November 23, 2024

Coronavirus US live: cases soar as Sinclair TV stations to air Fauci conspiracy theory

Sinclair #Sinclair

… and welcome to another day of coverage of the coronavirus outbreak in the US, and of course the politics of it and of everything else.

The US now stands, according to Johns Hopkins University, at more than 4.1m cases confirmed and more than 145,000 people dead. The economy is still cratering and in Congress negotiations over the next stimulus and relief package are dragging on – with extra unemployment assistance due to run out in less than a week and evictions beginning to climb.
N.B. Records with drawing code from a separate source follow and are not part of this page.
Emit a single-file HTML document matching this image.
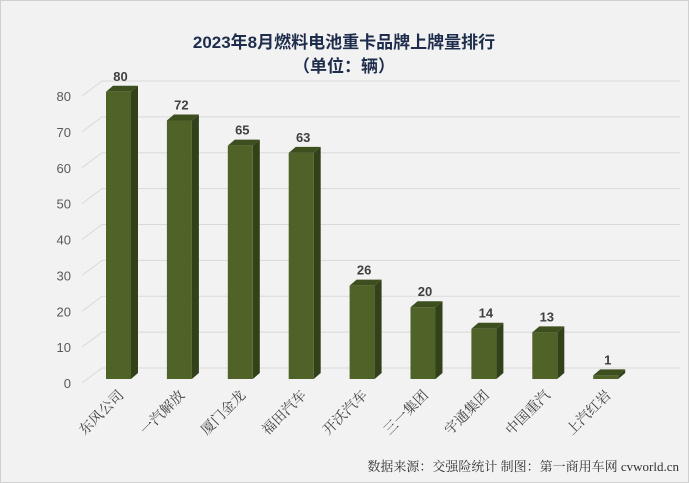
<!DOCTYPE html>
<html><head><meta charset="utf-8"><style>
body{margin:0;background:#fff}
svg{display:block;font-family:"Liberation Sans","Noto Sans CJK SC",sans-serif}
.serif{font-family:"Liberation Serif","Noto Serif CJK SC",serif}
</style></head><body>
<svg id="c" width="689" height="483" viewBox="0 0 689 483">
<rect x="0.5" y="0.5" width="688" height="482" fill="#f2f2f2" stroke="#d0d0d0"/>
<text x="344" y="48" text-anchor="middle" font-size="17" font-weight="bold" fill="#1f2d4d">2023年8月燃料电池重卡品牌上牌量排行</text>
<text x="344" y="72" text-anchor="middle" font-size="17" font-weight="bold" fill="#1f2d4d">（单位：辆）</text>
<g id="grid"></g><g id="bars"></g><g id="labels"></g>
<text x="679" y="471" text-anchor="end" font-size="13" fill="#333" class="serif">数据来源：交强险统计  制图：第一商用车网 cvworld.cn</text>
</svg>
<script>
const categories=["东风公司","一汽解放","厦门金龙","福田汽车","开沃汽车","三一集团","宇通集团","中国重汽","上汽红岩"];
const values=[80,72,65,63,26,20,14,13,1];
const ticks=[0,10,20,30,40,50,60,70,80];
const NS="http://www.w3.org/2000/svg";
function mk(t,a,p){const e=document.createElementNS(NS,t);for(const k in a)e.setAttribute(k,a[k]);p.appendChild(e);return e;}
const yF=v=>379-v*3.59, yB=v=>368-v*3.5875;
const xC=i=>118.5+i*60.9;
const g=document.getElementById('grid'),b=document.getElementById('bars'),l=document.getElementById('labels');
ticks.forEach(t=>{
 const ln=mk('polyline',{points:`${82},${yB(t)+15} ${102},${yB(t)} ${680},${yB(t)}`,fill:'none',stroke:'#d9d9d9','stroke-width':1},g);
 
 
 const tx=mk('text',{x:71,y:yB(t)+20,'text-anchor':'end','font-size':13,fill:'#595959'},g);
 tx.textContent=t;
 
 
});
values.forEach((v,i)=>{
 const x0=xC(i)-12.5,x1=xC(i)+12.5,yt=yF(v),yb=379,d=7,u=6;
 const grp=mk('g',{},b);
 
 
 mk('polygon',{points:`${x1},${yt} ${x1+d},${yt-u} ${x1+d},${yb-u} ${x1},${yb}`,fill:'#33411a'},grp);
 mk('polygon',{points:`${x0},${yt} ${x0+d},${yt-u} ${x1+d},${yt-u} ${x1},${yt}`,fill:'#3d4e1f'},grp);
 mk('rect',{x:x0,y:yt,width:25,height:yb-yt,fill:'#4f6228'},grp);
 const vt=mk('text',{x:xC(i)+2,y:yt-11,'text-anchor':'middle','font-size':13,'font-weight':'bold',fill:'#404040'},l);
 vt.textContent=v;
 
 
 const ct=mk('text',{x:xC(i)+6,y:396,'text-anchor':'end','font-size':14,fill:'#404040',class:'serif',transform:`rotate(-45 ${xC(i)+6} 396)`},l);
 ct.textContent=categories[i];
 
 
});
</script>
</body></html>
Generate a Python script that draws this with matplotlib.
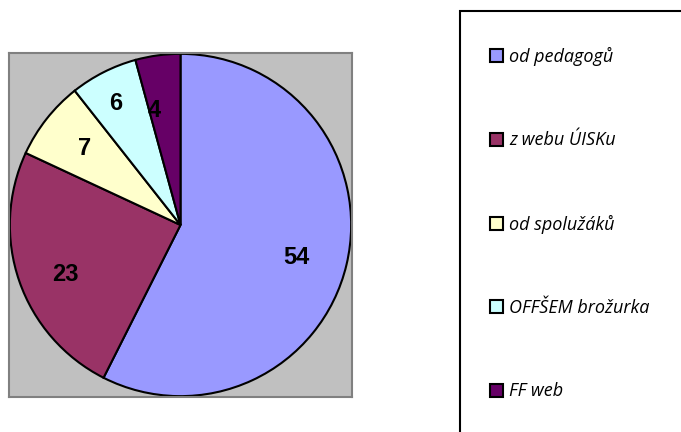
import matplotlib
matplotlib.use("Agg")
import matplotlib.pyplot as plt
from matplotlib.patches import Rectangle
import numpy as np

# data
labels = ["od pedagogů", "z webu ÚISKu", "od spolužáků", "OFFŠEM brožurka", "FF web"]
values = [54, 23, 7, 6, 4]
colors = ["#9999FF", "#993366", "#FFFFCC", "#CCFFFF", "#660066"]
# data label placement: radius fraction and angle offset (deg) from wedge middle
label_dist = [0.70, 0.73, 0.725, 0.82, 0.70]
label_shift = [-1.2, 2.9, -1.2, 1.0, 5.3]

W, H = 681, 432
fig = plt.figure(figsize=(W / 100, H / 100), dpi=100)

# plot area (gray square)
ax = fig.add_axes([9 / W, 1 - 397 / H, 343 / W, 344 / H])
ax.set_facecolor("#C0C0C0")
for s in ax.spines.values():
    s.set_edgecolor("#808080")
    s.set_linewidth(1.5)
ax.set_xticks([])
ax.set_yticks([])

wedges, _ = ax.pie(values, colors=colors, startangle=90, counterclock=False,
                   radius=1.0, wedgeprops=dict(edgecolor="black", linewidth=1.5))
ax.set_xlim(-1.005, 1.005)
ax.set_ylim(-1.005, 1.005)
ax.set_aspect("auto")
ax.set_frame_on(True)

for w, v, d, sh in zip(wedges, values, label_dist, label_shift):
    mid = np.deg2rad((w.theta1 + w.theta2) / 2 + sh)
    ax.text(d * np.cos(mid), d * np.sin(mid), str(v), ha="center", va="center_baseline",
            fontsize=17, fontweight="bold", family="Liberation Sans")

# legend box
fig.patches.append(Rectangle((460 / W, -0.1), 0.5, 1 - 11 / H + 0.1,
                             transform=fig.transFigure, facecolor="white",
                             edgecolor="black", linewidth=1.5))
leg = fig.legend(wedges, labels, loc="upper left", bbox_to_anchor=(490 / W, 1 - 47 / H),
                 frameon=False, borderpad=0, borderaxespad=0,
                 handlelength=0.72, handleheight=0.72, handletextpad=0.33,
                 labelspacing=3.62, prop=dict(family="Open Sans", style="italic", size=13))

fig.savefig("out.png", dpi=100)
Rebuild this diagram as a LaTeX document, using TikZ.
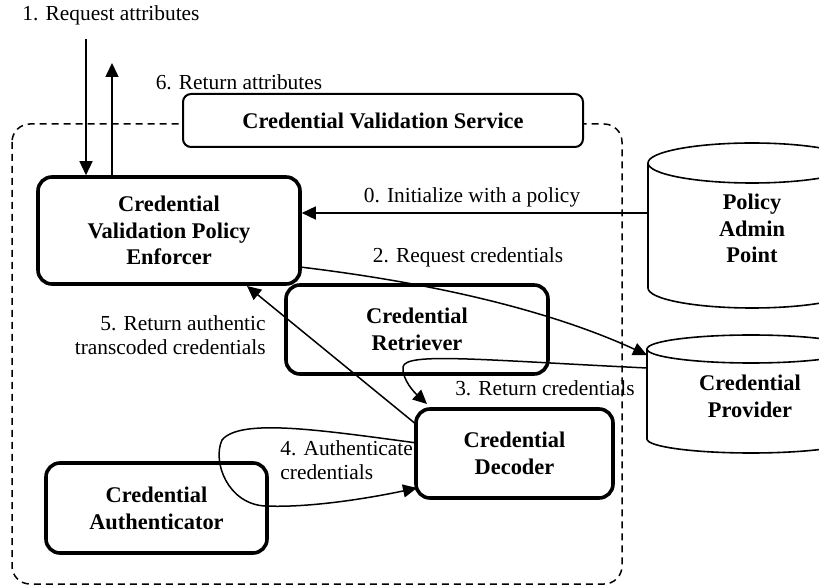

The president has resumed coronavirus briefings – without his senior public health experts and while hilarity swirls over his fixation on a simple cognitive test he says proves he is sharper than his election opponent.

Ongoing protests over racial injustice, meanwhile, are being met with a militarised response in Portland, Oregon, and federal agents are on their way to other cities at the behest of Donald Trump, seeking to portray himself as a president of law and order.

And in the middle of all this, local TV stations across the US owned by Sinclair Television will this weekend run an interview with a conspiracy theorist in which the question “DID DR FAUCI CREATE COVID-19?” will appear on the screen.

Anthony Fauci is the 79-year-old director of the National Institute of Allergy and Infectious Diseases. He has served six presidents but this president has sought to keep him off TV, called him “alarmist” and generally undermined his work.

The conspiracy theorist is Judy Mikovits, who is behind the widely discredited Plandemic video. Her lawyer, Larry Klayman, also appears on the segment with the former Fox News host Eric Bolling, which is up online before broadcast this weekend.

Mikovits claimed that in the last decade Fauci “manufactured” and shipped coronaviruses to Wuhan, China, which is widely accepted to have been the origin of the coronavirus outbreak.

Bolling told CNN he did not “know of any video [Mikovits] was in prior to or after appearing on my show” and said: “Frankly, I was shocked when she made the accusation.”

Bolling said he had questioned her claim about Fauci, which on air he called “hefty”, and had added Dr Nicole Saphier, a Fox News contributor, to the show in order to balance out the segment.

“I asked our producers to add Saphier to the show for the express purpose of debunking the conspiracy theory,” he told CNN. “I believe viewers see that I did not and do not endorse her theory.”

Sinclair is the biggest owner of local TV stations in the US. Its chairman has said that in 2016, he told Trump: “We are here to deliver your message.”